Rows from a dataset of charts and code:
# # # #
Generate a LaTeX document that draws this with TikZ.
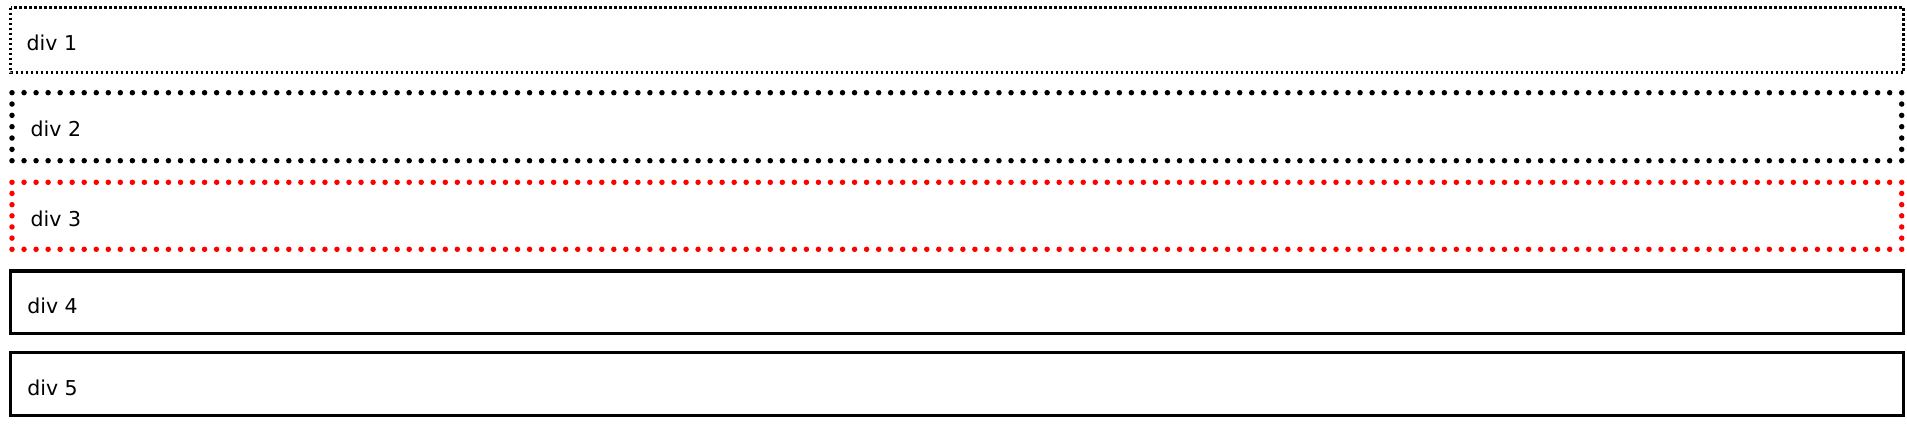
\documentclass[tikz,border=0pt]{standalone}
\usepackage{fontspec}
\setmainfont{DejaVu Sans}
\tikzset{
  lbl/.style={anchor=base west, inner sep=0pt, outer sep=0pt, font=\fontsize{20.5}{24}\selectfont},
  sqdot/.style={line width=2.5pt, dash pattern=on 2.5pt off 2.5pt, line cap=butt},
  solidbox/.style={line width=3.3pt},
}
\newcommand{\dotbox}[6]{%
  % #1 colour, #2 left x, #3 top y, #4 right x, #5 bottom y, #6 horizontal count
  \pgfmathsetmacro{\dbw}{(#4-#2)/#6}%
  \pgfmathsetmacro{\dbh}{(#5-#3)/6}%
  \foreach \i in {0,...,#6}{%
    \fill[#1] ({#2+\i*\dbw},#3) circle[radius=2.75pt];
    \fill[#1] ({#2+\i*\dbw},#5) circle[radius=2.75pt];
  }%
  \foreach \j in {1,...,5}{%
    \fill[#1] (#2,{#3+\j*\dbh}) circle[radius=2.75pt];
    \fill[#1] (#4,{#3+\j*\dbh}) circle[radius=2.75pt];
  }%
}
\begin{document}
\begin{tikzpicture}[x=1pt,y=-1pt]
\useasboundingbox (0,0) rectangle (1907,426);
% div 1
\draw[sqdot] (10.5,7.5) rectangle (1903.5,72.5);
\node[lbl] (t1) at (26.7,50.5) {div 1};
% div 2
\dotbox{black}{12}{92.7}{1901.7}{160.7}{157}
\node[lbl] (t2) at (30.7,136.7) {div 2};
% div 3
\dotbox{red}{12}{182.3}{1901.7}{249.3}{157}
\node[lbl] (t3) at (30.7,226) {div 3};
% div 4
\draw[solidbox] (10.7,271) rectangle (1903.3,333.3);
\node[lbl] (t4) at (27.3,313.5) {div 4};
% div 5
\draw[solidbox] (10.7,352.3) rectangle (1903.3,415.7);
\node[lbl] (t5) at (27.3,395.5) {div 5};
\end{tikzpicture}
\end{document}
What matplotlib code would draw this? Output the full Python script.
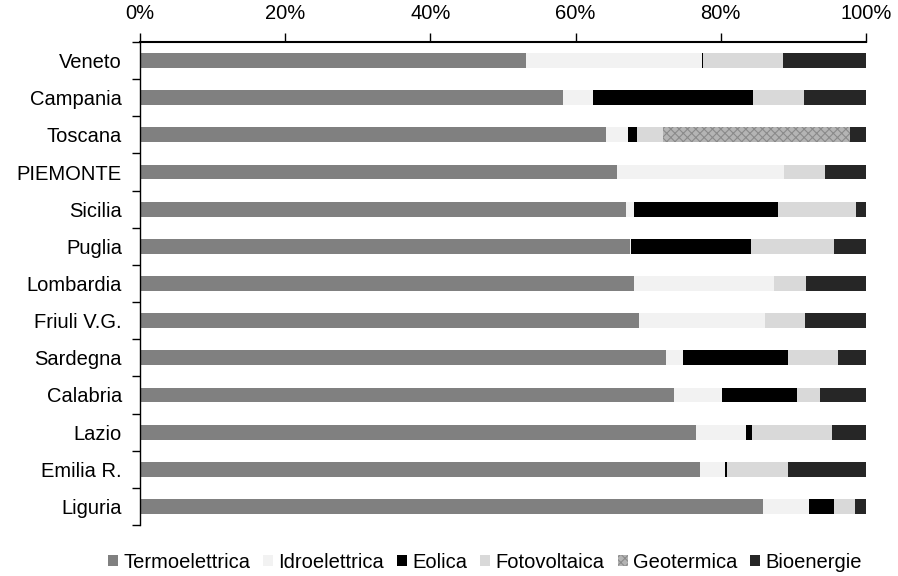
import matplotlib
matplotlib.use("Agg")
import matplotlib.pyplot as plt
import numpy as np
from matplotlib.ticker import FixedLocator, PercentFormatter

plt.rcParams['font.family'] = ['Liberation Sans', 'DejaVu Sans']
plt.rcParams['hatch.color'] = '#7a7a7a'
plt.rcParams['hatch.linewidth'] = 0.8

regions = ["Veneto", "Campania", "Toscana", "PIEMONTE", "Sicilia", "Puglia",
           "Lombardia", "Friuli V.G.", "Sardegna", "Calabria", "Lazio",
           "Emilia R.", "Liguria"]

termo  = [53.2, 58.3, 64.2, 65.7, 66.9, 67.5, 68.1, 68.8, 72.5, 73.6, 76.6, 77.1, 85.8]
idro   = [24.2,  4.1,  3.0, 23.0,  1.1,  0.1, 19.2, 17.3,  2.3,  6.5,  6.9,  3.5,  6.3]
eolica = [ 0.2, 22.1,  1.2,  0.0, 19.9, 16.6,  0.0,  0.0, 14.4, 10.4,  0.8,  0.3,  3.5]
foto   = [11.0,  6.9,  3.7,  5.7, 10.7, 11.4,  4.4,  5.5,  7.0,  3.2, 11.0,  8.4,  2.9]
geo    = [ 0.0,  0.0, 25.7,  0.0,  0.0,  0.0,  0.0,  0.0,  0.0,  0.0,  0.0,  0.0,  0.0]
bio    = [11.4,  8.6,  2.2,  5.6,  1.4,  4.4,  8.3,  8.4,  3.8,  6.3,  4.7, 10.7,  1.5]

series = [("Termoelettrica", termo, "#808080", None),
          ("Idroelettrica", idro, "#f2f2f2", None),
          ("Eolica", eolica, "#000000", None),
          ("Fotovoltaica", foto, "#d9d9d9", None),
          ("Geotermica", geo, "#b4b4b4", "xxxx"),
          ("Bioenergie", bio, "#262626", None)]

fig = plt.figure(figsize=(8.98, 5.76), dpi=100)
ax = fig.add_axes([140/898, 51/576, 726/898, 483/576])

y = np.arange(len(regions))
left = np.zeros(len(regions))
handles = []
for name, vals, col, hatch in series:
    v = np.array(vals)
    b = ax.barh(y, v, left=left, height=0.4, color=col, hatch=hatch,
                edgecolor='#8a8a8a' if hatch else col, linewidth=0.0, label=name)
    handles.append(b)
    left += v

ax.set_xlim(0, 100)
ax.set_ylim(12.5, -0.5)
ax.xaxis.tick_top()
ax.set_xticks(np.arange(0, 101, 20))
ax.xaxis.set_major_formatter(PercentFormatter(decimals=0))
ax.tick_params(axis='x', which='major', length=6.5, width=1, pad=7, labelsize=14.5, colors='black')
ax.set_yticks(y)
ax.set_yticklabels(regions)
ax.yaxis.set_minor_locator(FixedLocator(np.arange(-0.5, 13, 1)))
ax.tick_params(axis='y', which='major', length=0, pad=13, labelsize=14.5)
ax.tick_params(axis='y', which='minor', length=6, width=1)
for s in ['right', 'bottom']:
    ax.spines[s].set_visible(False)
ax.spines['top'].set_linewidth(1.5)
ax.spines['left'].set_linewidth(1.0)

fig.legend(handles=handles, loc='center', bbox_to_anchor=(0.54, (576-562)/576),
           ncol=6, frameon=False, fontsize=14.5, handlelength=0.5, handleheight=0.5,
           handletextpad=0.25, columnspacing=0.65, borderaxespad=0, borderpad=0)

fig.savefig("out.png", dpi=100)
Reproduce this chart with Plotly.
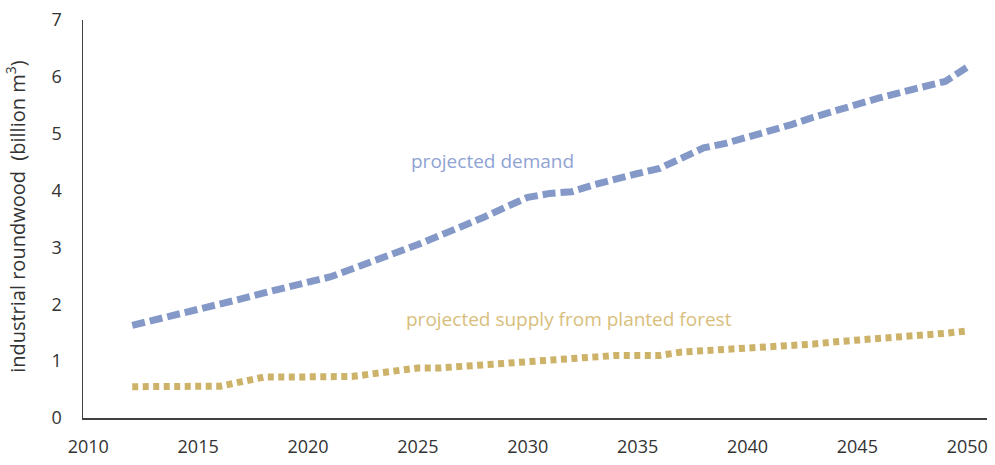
import plotly.graph_objects as go

years = [2012, 2013, 2014, 2015, 2016, 2017, 2018, 2019, 2020, 2021,
         2022, 2023, 2024, 2025, 2026, 2027, 2028, 2029, 2030, 2031,
         2032, 2033, 2034, 2035, 2036, 2037, 2038, 2039, 2040, 2041,
         2042, 2043, 2044, 2045, 2046, 2047, 2048, 2049, 2050]

demand = [1.63, 1.72, 1.80, 1.90, 1.98, 2.10, 2.20, 2.31, 2.39, 2.48,
          2.62, 2.74, 2.88, 3.05, 3.21, 3.36, 3.53, 3.71, 3.88, 3.95,
          3.98, 4.10, 4.21, 4.30, 4.39, 4.57, 4.75, 4.83, 4.93, 5.04,
          5.16, 5.29, 5.41, 5.52, 5.63, 5.73, 5.82, 5.92, 6.17]

supply = [0.55, 0.55, 0.55, 0.55, 0.56, 0.64, 0.72, 0.72, 0.72, 0.72,
          0.73, 0.78, 0.82, 0.88, 0.88, 0.91, 0.93, 0.95, 0.97, 1.01,
          1.04, 1.07, 1.10, 1.10, 1.10, 1.16, 1.18, 1.20, 1.24, 1.27,
          1.29, 1.30, 1.34, 1.37, 1.37, 1.42, 1.46, 1.49, 1.53]

x_ticks = [2010, 2015, 2020, 2025, 2030, 2035, 2040, 2045, 2050]
y_ticks = [0, 1, 2, 3, 4, 5, 6, 7]

FONT = "Open Sans"
BLUE = "#8499C8"
GOLD = "#CDB26A"

fig = go.Figure()
fig.add_trace(go.Scatter(x=years, y=demand, mode="lines",
                         line=dict(color=BLUE, width=7, dash="13px,5px"),
                         hoverinfo="skip", showlegend=False))
fig.add_trace(go.Scatter(x=years, y=supply, mode="lines",
                         line=dict(color=GOLD, width=7, dash="6px,4.5px"),
                         hoverinfo="skip", showlegend=False))

fig.add_annotation(x=2028.4, y=4.52, text="projected demand", showarrow=False,
                   font=dict(family=FONT, size=19, color="#8FA3D3"),
                   xanchor="center", yanchor="middle")
fig.add_annotation(x=2031.87, y=1.74, text="projected supply from planted forest",
                   showarrow=False,
                   font=dict(family=FONT, size=19, color="#D8BE7C"),
                   xanchor="center", yanchor="middle")
fig.add_annotation(xref="paper", yref="paper", x=-0.0745, y=0.507,
                   text="industrial roundwood\u00a0 (billion m<sup>3</sup>)",
                   textangle=-90, showarrow=False,
                   font=dict(family=FONT, size=20, color="#333333"),
                   xanchor="center", yanchor="middle")

fig.update_layout(
    width=995, height=465,
    margin=dict(l=83, r=7, t=17, b=44, pad=0),
    paper_bgcolor="white", plot_bgcolor="white",
    font=dict(family=FONT, size=18, color="#333333"),
    xaxis=dict(range=[2009.76, 2050.90], tickvals=x_ticks,
               ticktext=[str(t) for t in x_ticks],
               showgrid=False, zeroline=False, showline=True,
               linecolor="#404040", linewidth=1.5, ticks="",
               ticklabelstandoff=12, tickfont=dict(size=18)),
    yaxis=dict(range=[0, 7], tickvals=y_ticks,
               showgrid=False, zeroline=False, showline=True,
               linecolor="#404040", linewidth=1.5, ticks="",
               ticklabelstandoff=16, tickfont=dict(size=18)),
)

fig.write_html("out.html",
               config={"displayModeBar": False, "staticPlot": True},
               post_script="document.body.style.margin='0';"
                           "document.body.style.overflow='hidden';")
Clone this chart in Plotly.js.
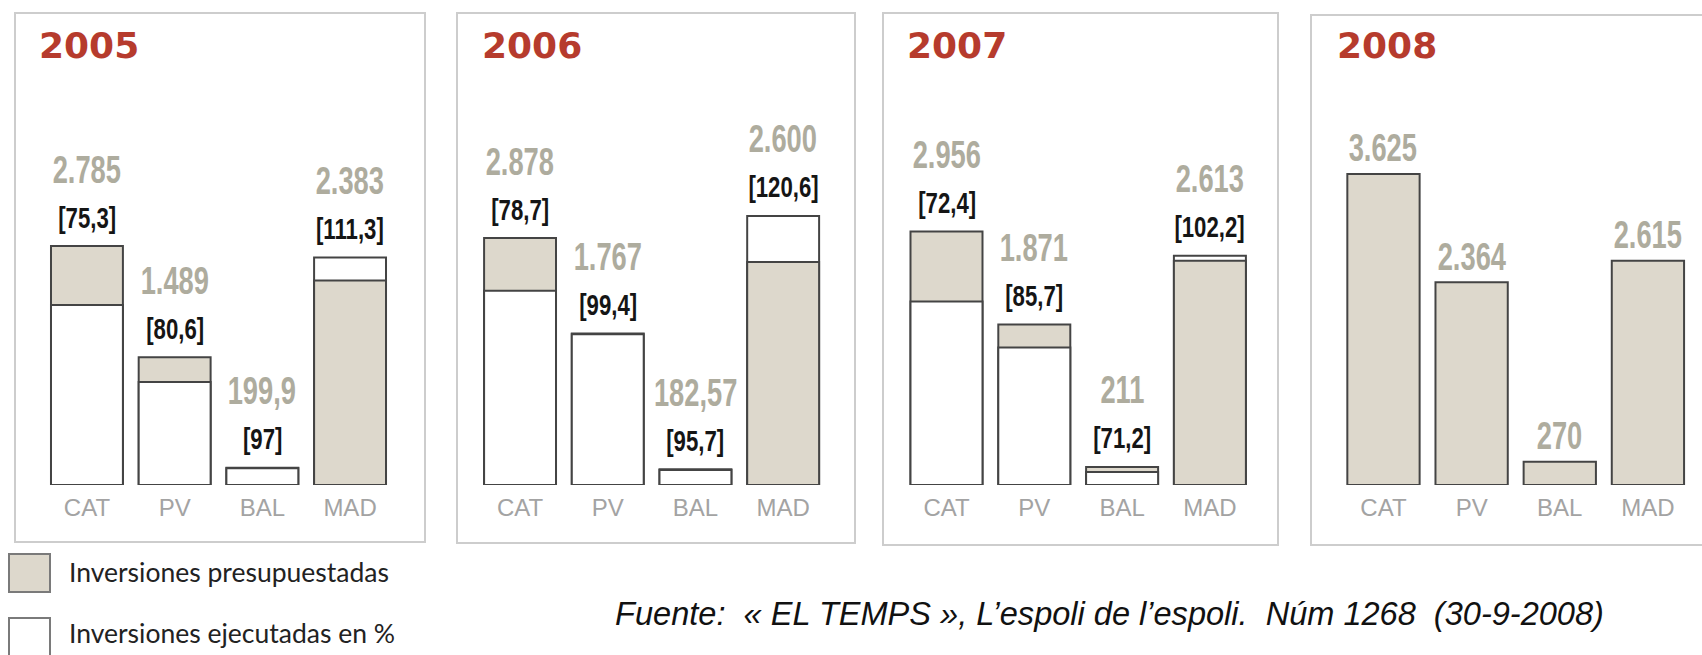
# # # #
§ **Directions**:
Count how many lines of the data include the word "matplotlib". Your reply should be that number alone.

§ **Solved exercise**:
5